Task description:
Omit all images. Write out the rest of the material exactly.

Information shown:
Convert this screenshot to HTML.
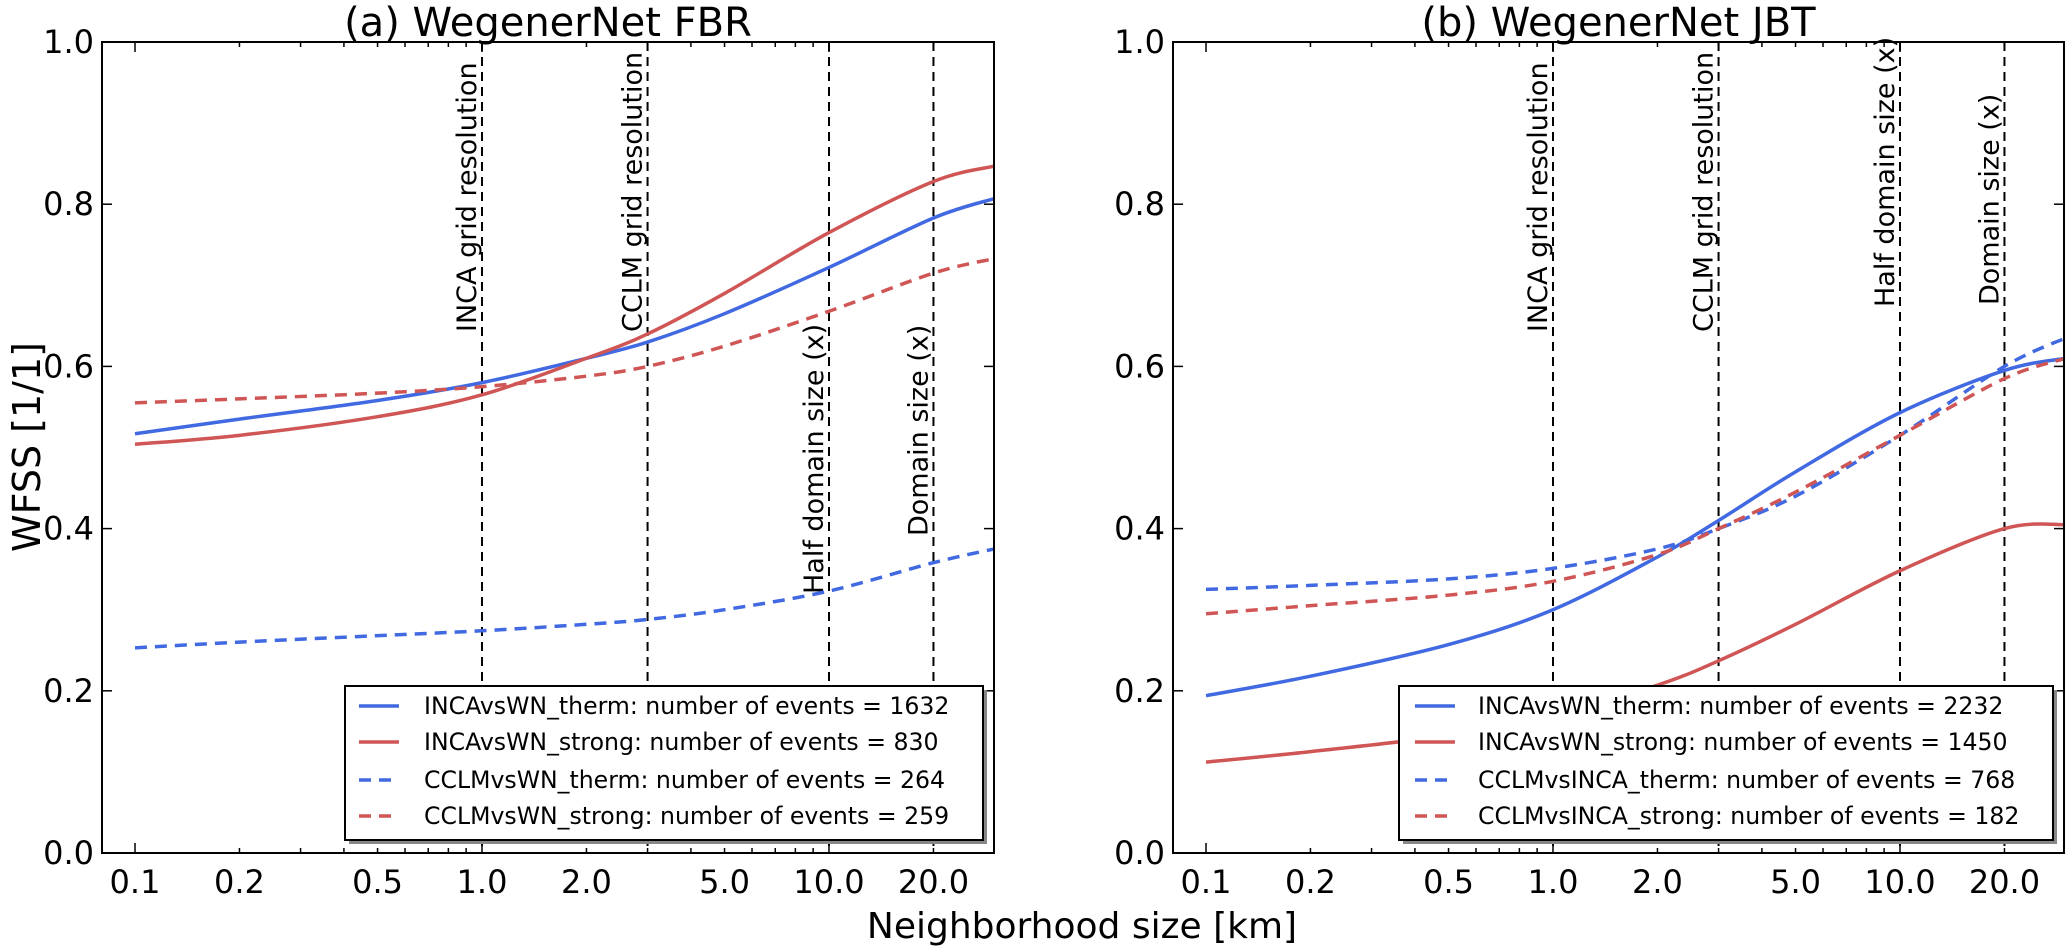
<!DOCTYPE html>
<html><head><meta charset="utf-8"><style>
body{margin:0;background:#fff;}
svg text{font-family:"DejaVu Sans","Liberation Sans",sans-serif;fill:#000;}
</style></head><body>
<svg id="c" width="2067" height="946" viewBox="0 0 2067 946" xmlns="http://www.w3.org/2000/svg"></svg>
<script>
const xVals = [0.1,0.2,0.5,1,2,3,5,10,20,30];
const xTicks = [0.1,0.2,0.5,1,2,5,10,20];
const xTickLabels = ["0.1","0.2","0.5","1.0","2.0","5.0","10.0","20.0"];
const yTicks = [0,0.2,0.4,0.6,0.8,1.0];
const yTickLabels = ["0.0","0.2","0.4","0.6","0.8","1.0"];
const vLines = [1,3,10,20];
const vLabels = ["INCA grid resolution","CCLM grid resolution","Half domain size (x)","Domain size (x)"];
const aIncaTherm = [0.517,0.535,0.558,0.580,0.610,0.630,0.665,0.722,0.783,0.807];
const aIncaStrong = [0.504,0.515,0.538,0.565,0.610,0.640,0.690,0.765,0.828,0.847];
const aCclmTherm = [0.253,0.260,0.268,0.274,0.282,0.288,0.300,0.323,0.358,0.375];
const aCclmStrong = [0.555,0.560,0.567,0.575,0.588,0.600,0.625,0.668,0.715,0.733];
const bIncaTherm = [0.194,0.218,0.257,0.300,0.365,0.410,0.470,0.543,0.595,0.610];
const bIncaStrong = [0.112,0.125,0.145,0.170,0.207,0.237,0.282,0.348,0.400,0.405];
const bCclmTherm = [0.325,0.330,0.338,0.351,0.375,0.400,0.440,0.515,0.600,0.635];
const bCclmStrong = [0.295,0.305,0.318,0.335,0.368,0.400,0.445,0.515,0.585,0.610];
const aLegend = ["INCAvsWN_therm: number of events = 1632","INCAvsWN_strong: number of events = 830","CCLMvsWN_therm: number of events = 264","CCLMvsWN_strong: number of events = 259"];
const bLegend = ["INCAvsWN_therm: number of events = 2232","INCAvsWN_strong: number of events = 1450","CCLMvsINCA_therm: number of events = 768","CCLMvsINCA_strong: number of events = 182"];

const NS="http://www.w3.org/2000/svg";
const svg=document.getElementById('c');
function mk(tag,attrs,parent){const e=document.createElementNS(NS,tag);for(const k in attrs)e.setAttribute(k,attrs[k]);(parent||svg).appendChild(e);return e;}
const BLUE="#4169e1", RED="#d05555";
const Y0=853, Y1=42;
function yS(v){return Y0+(Y1-Y0)*v;}

function panel(id,left,right,x01,title,series,legend,legBox,vLabelBottoms){
  const g=mk('g',{});
  
  
  const dec=347;
  const xS=v=>x01+dec*(Math.log10(v)+1);
  const clip=mk('clipPath',{id:id+'-clip'},g);
  mk('rect',{x:left,y:Y1,width:right-left,height:Y0-Y1},clip);
  vLines.forEach((v,i)=>{
    const l=mk('line',{x1:xS(v),x2:xS(v),y1:Y1,y2:Y0,stroke:'#000','stroke-width':2,'stroke-dasharray':'9,6'},g);
    
    
    const t=mk('text',{x:0,y:0,'font-size':27,transform:`translate(${xS(v)-6},${vLabelBottoms[i]}) rotate(-90)`},g);
    t.textContent=vLabels[i];
    
    
  });
  series.forEach((s,si)=>{
    const pts=xVals.map((v,i)=>[xS(v),yS(s.vals[i])]);
    let d=`M${pts[0][0]},${pts[0][1]}`;
    for(let i=0;i<pts.length-1;i++){
      const p0=pts[Math.max(0,i-1)],p1=pts[i],p2=pts[i+1],p3=pts[Math.min(pts.length-1,i+2)];
      const c1=[p1[0]+(p2[0]-p0[0])/6,p1[1]+(p2[1]-p0[1])/6];
      const c2=[p2[0]-(p3[0]-p1[0])/6,p2[1]-(p3[1]-p1[1])/6];
      d+=` C${c1[0]},${c1[1]} ${c2[0]},${c2[1]} ${p2[0]},${p2[1]}`;
    }
    const p=mk('path',{d,fill:'none',stroke:s.color,'stroke-width':3.5,'clip-path':`url(#${id}-clip)`},g);
    if(s.dash)p.setAttribute('stroke-dasharray','12,8');
    
    
  });
  const fr=mk('rect',{x:left,y:Y1,width:right-left,height:Y0-Y1,fill:'none',stroke:'#000','stroke-width':2},g);
  
  
  yTicks.forEach((v,i)=>{
    mk('line',{x1:left,x2:left+10,y1:yS(v),y2:yS(v),stroke:'#000','stroke-width':1.5},g);
    mk('line',{x1:right,x2:right-10,y1:yS(v),y2:yS(v),stroke:'#000','stroke-width':1.5},g);
    const t=mk('text',{x:left-8,y:yS(v)+11,'font-size':32,'text-anchor':'end'},g);
    t.textContent=yTickLabels[i];
    
    
  });
  for(let e=-1;e<=1;e++)for(let m=1;m<=9;m++){
    const v=m*Math.pow(10,e);const x=xS(v);
    if(x<left||x>right)continue;
    const len=m===1?10:5;
    mk('line',{x1:x,x2:x,y1:Y0,y2:Y0-len,stroke:'#000','stroke-width':1.5},g);
    mk('line',{x1:x,x2:x,y1:Y1,y2:Y1+len,stroke:'#000','stroke-width':1.5},g);
  }
  xTicks.forEach((v,i)=>{
    const t=mk('text',{x:xS(v),y:Y0+40,'font-size':32,'text-anchor':'middle'},g);
    t.textContent=xTickLabels[i];
    
    
  });
  const tt=mk('text',{x:(left+right)/2,y:36,'font-size':40,'text-anchor':'middle'},g);
  tt.textContent=title;
  
  
  const lg=mk('g',{},g);
  
  
  mk('rect',{x:legBox[0]+4,y:legBox[1]+4,width:legBox[2]-legBox[0],height:legBox[3]-legBox[1],fill:'#888'},lg);
  mk('rect',{x:legBox[0],y:legBox[1],width:legBox[2]-legBox[0],height:legBox[3]-legBox[1],fill:'#fff',stroke:'#000','stroke-width':2},lg);
  const rows=[706,742,780,816];
  series.forEach((s,i)=>{
    const ln=mk('line',{x1:legBox[4],x2:legBox[4]+40,y1:rows[i],y2:rows[i],stroke:s.color,'stroke-width':3.5},lg);
    if(s.dash)ln.setAttribute('stroke-dasharray','12,8');
    const t=mk('text',{x:legBox[5],y:rows[i]+8,'font-size':23.6},lg);
    t.textContent=legend[i];
    
    
  });
}
panel('panel-a',102,994,135,'(a) WegenerNet FBR',[
 {name:'inca-therm',vals:aIncaTherm,color:BLUE,dash:false},
 {name:'inca-strong',vals:aIncaStrong,color:RED,dash:false},
 {name:'cclm-therm',vals:aCclmTherm,color:BLUE,dash:true},
 {name:'cclm-strong',vals:aCclmStrong,color:RED,dash:true}],
 aLegend,[345,686,983,840,359,424],[332,332,594,536]);
panel('panel-b',1173,2064,1206,'(b) WegenerNet JBT',[
 {name:'inca-therm',vals:bIncaTherm,color:BLUE,dash:false},
 {name:'inca-strong',vals:bIncaStrong,color:RED,dash:false},
 {name:'cclm-therm',vals:bCclmTherm,color:BLUE,dash:true},
 {name:'cclm-strong',vals:bCclmStrong,color:RED,dash:true}],
 bLegend,[1399,686,2053,840,1415,1478],[332,332,307,305]);
const yl=mk('text',{x:0,y:0,'font-size':38,'text-anchor':'middle',transform:'translate(40,447) rotate(-90)'});
yl.textContent='WFSS [1/1]';


const xl=mk('text',{x:1082,y:938,'font-size':36,'text-anchor':'middle'});
xl.textContent='Neighborhood size [km]';


</script>
</body></html>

Written answer:
Convert this screenshot to HTML.
<!DOCTYPE html>
<html><head><meta charset="utf-8"><style>
body{margin:0;background:#fff;}
svg text{font-family:"DejaVu Sans","Liberation Sans",sans-serif;fill:#000;}
</style></head><body>
<svg id="c" width="2067" height="946" viewBox="0 0 2067 946" xmlns="http://www.w3.org/2000/svg"></svg>
<script>
const xVals = [0.1,0.2,0.5,1,2,3,5,10,20,30];
const xTicks = [0.1,0.2,0.5,1,2,5,10,20];
const xTickLabels = ["0.1","0.2","0.5","1.0","2.0","5.0","10.0","20.0"];
const yTicks = [0,0.2,0.4,0.6,0.8,1.0];
const yTickLabels = ["0.0","0.2","0.4","0.6","0.8","1.0"];
const vLines = [1,3,10,20];
const vLabels = ["INCA grid resolution","CCLM grid resolution","Half domain size (x)","Domain size (x)"];
const aIncaTherm = [0.517,0.535,0.558,0.580,0.610,0.630,0.665,0.722,0.783,0.807];
const aIncaStrong = [0.504,0.515,0.538,0.565,0.610,0.640,0.690,0.765,0.828,0.847];
const aCclmTherm = [0.253,0.260,0.268,0.274,0.282,0.288,0.300,0.323,0.358,0.375];
const aCclmStrong = [0.555,0.560,0.567,0.575,0.588,0.600,0.625,0.668,0.715,0.733];
const bIncaTherm = [0.194,0.218,0.257,0.300,0.365,0.410,0.470,0.543,0.595,0.610];
const bIncaStrong = [0.112,0.125,0.145,0.170,0.207,0.237,0.282,0.348,0.400,0.405];
const bCclmTherm = [0.325,0.330,0.338,0.351,0.375,0.400,0.440,0.515,0.600,0.635];
const bCclmStrong = [0.295,0.305,0.318,0.335,0.368,0.400,0.445,0.515,0.585,0.610];
const aLegend = ["INCAvsWN_therm: number of events = 1632","INCAvsWN_strong: number of events = 830","CCLMvsWN_therm: number of events = 264","CCLMvsWN_strong: number of events = 259"];
const bLegend = ["INCAvsWN_therm: number of events = 2232","INCAvsWN_strong: number of events = 1450","CCLMvsINCA_therm: number of events = 768","CCLMvsINCA_strong: number of events = 182"];

const NS="http://www.w3.org/2000/svg";
const svg=document.getElementById('c');
function mk(tag,attrs,parent){const e=document.createElementNS(NS,tag);for(const k in attrs)e.setAttribute(k,attrs[k]);(parent||svg).appendChild(e);return e;}
const BLUE="#4169e1", RED="#d05555";
const Y0=853, Y1=42;
function yS(v){return Y0+(Y1-Y0)*v;}

function panel(id,left,right,x01,title,series,legend,legBox,vLabelBottoms){
  const g=mk('g',{});
  
  
  const dec=347;
  const xS=v=>x01+dec*(Math.log10(v)+1);
  const clip=mk('clipPath',{id:id+'-clip'},g);
  mk('rect',{x:left,y:Y1,width:right-left,height:Y0-Y1},clip);
  vLines.forEach((v,i)=>{
    const l=mk('line',{x1:xS(v),x2:xS(v),y1:Y1,y2:Y0,stroke:'#000','stroke-width':2,'stroke-dasharray':'9,6'},g);
    
    
    const t=mk('text',{x:0,y:0,'font-size':27,transform:`translate(${xS(v)-6},${vLabelBottoms[i]}) rotate(-90)`},g);
    t.textContent=vLabels[i];
    
    
  });
  series.forEach((s,si)=>{
    const pts=xVals.map((v,i)=>[xS(v),yS(s.vals[i])]);
    let d=`M${pts[0][0]},${pts[0][1]}`;
    for(let i=0;i<pts.length-1;i++){
      const p0=pts[Math.max(0,i-1)],p1=pts[i],p2=pts[i+1],p3=pts[Math.min(pts.length-1,i+2)];
      const c1=[p1[0]+(p2[0]-p0[0])/6,p1[1]+(p2[1]-p0[1])/6];
      const c2=[p2[0]-(p3[0]-p1[0])/6,p2[1]-(p3[1]-p1[1])/6];
      d+=` C${c1[0]},${c1[1]} ${c2[0]},${c2[1]} ${p2[0]},${p2[1]}`;
    }
    const p=mk('path',{d,fill:'none',stroke:s.color,'stroke-width':3.5,'clip-path':`url(#${id}-clip)`},g);
    if(s.dash)p.setAttribute('stroke-dasharray','12,8');
    
    
  });
  const fr=mk('rect',{x:left,y:Y1,width:right-left,height:Y0-Y1,fill:'none',stroke:'#000','stroke-width':2},g);
  
  
  yTicks.forEach((v,i)=>{
    mk('line',{x1:left,x2:left+10,y1:yS(v),y2:yS(v),stroke:'#000','stroke-width':1.5},g);
    mk('line',{x1:right,x2:right-10,y1:yS(v),y2:yS(v),stroke:'#000','stroke-width':1.5},g);
    const t=mk('text',{x:left-8,y:yS(v)+11,'font-size':32,'text-anchor':'end'},g);
    t.textContent=yTickLabels[i];
    
    
  });
  for(let e=-1;e<=1;e++)for(let m=1;m<=9;m++){
    const v=m*Math.pow(10,e);const x=xS(v);
    if(x<left||x>right)continue;
    const len=m===1?10:5;
    mk('line',{x1:x,x2:x,y1:Y0,y2:Y0-len,stroke:'#000','stroke-width':1.5},g);
    mk('line',{x1:x,x2:x,y1:Y1,y2:Y1+len,stroke:'#000','stroke-width':1.5},g);
  }
  xTicks.forEach((v,i)=>{
    const t=mk('text',{x:xS(v),y:Y0+40,'font-size':32,'text-anchor':'middle'},g);
    t.textContent=xTickLabels[i];
    
    
  });
  const tt=mk('text',{x:(left+right)/2,y:36,'font-size':40,'text-anchor':'middle'},g);
  tt.textContent=title;
  
  
  const lg=mk('g',{},g);
  
  
  mk('rect',{x:legBox[0]+4,y:legBox[1]+4,width:legBox[2]-legBox[0],height:legBox[3]-legBox[1],fill:'#888'},lg);
  mk('rect',{x:legBox[0],y:legBox[1],width:legBox[2]-legBox[0],height:legBox[3]-legBox[1],fill:'#fff',stroke:'#000','stroke-width':2},lg);
  const rows=[706,742,780,816];
  series.forEach((s,i)=>{
    const ln=mk('line',{x1:legBox[4],x2:legBox[4]+40,y1:rows[i],y2:rows[i],stroke:s.color,'stroke-width':3.5},lg);
    if(s.dash)ln.setAttribute('stroke-dasharray','12,8');
    const t=mk('text',{x:legBox[5],y:rows[i]+8,'font-size':23.6},lg);
    t.textContent=legend[i];
    
    
  });
}
panel('panel-a',102,994,135,'(a) WegenerNet FBR',[
 {name:'inca-therm',vals:aIncaTherm,color:BLUE,dash:false},
 {name:'inca-strong',vals:aIncaStrong,color:RED,dash:false},
 {name:'cclm-therm',vals:aCclmTherm,color:BLUE,dash:true},
 {name:'cclm-strong',vals:aCclmStrong,color:RED,dash:true}],
 aLegend,[345,686,983,840,359,424],[332,332,594,536]);
panel('panel-b',1173,2064,1206,'(b) WegenerNet JBT',[
 {name:'inca-therm',vals:bIncaTherm,color:BLUE,dash:false},
 {name:'inca-strong',vals:bIncaStrong,color:RED,dash:false},
 {name:'cclm-therm',vals:bCclmTherm,color:BLUE,dash:true},
 {name:'cclm-strong',vals:bCclmStrong,color:RED,dash:true}],
 bLegend,[1399,686,2053,840,1415,1478],[332,332,307,305]);
const yl=mk('text',{x:0,y:0,'font-size':38,'text-anchor':'middle',transform:'translate(40,447) rotate(-90)'});
yl.textContent='WFSS [1/1]';


const xl=mk('text',{x:1082,y:938,'font-size':36,'text-anchor':'middle'});
xl.textContent='Neighborhood size [km]';


</script>
</body></html>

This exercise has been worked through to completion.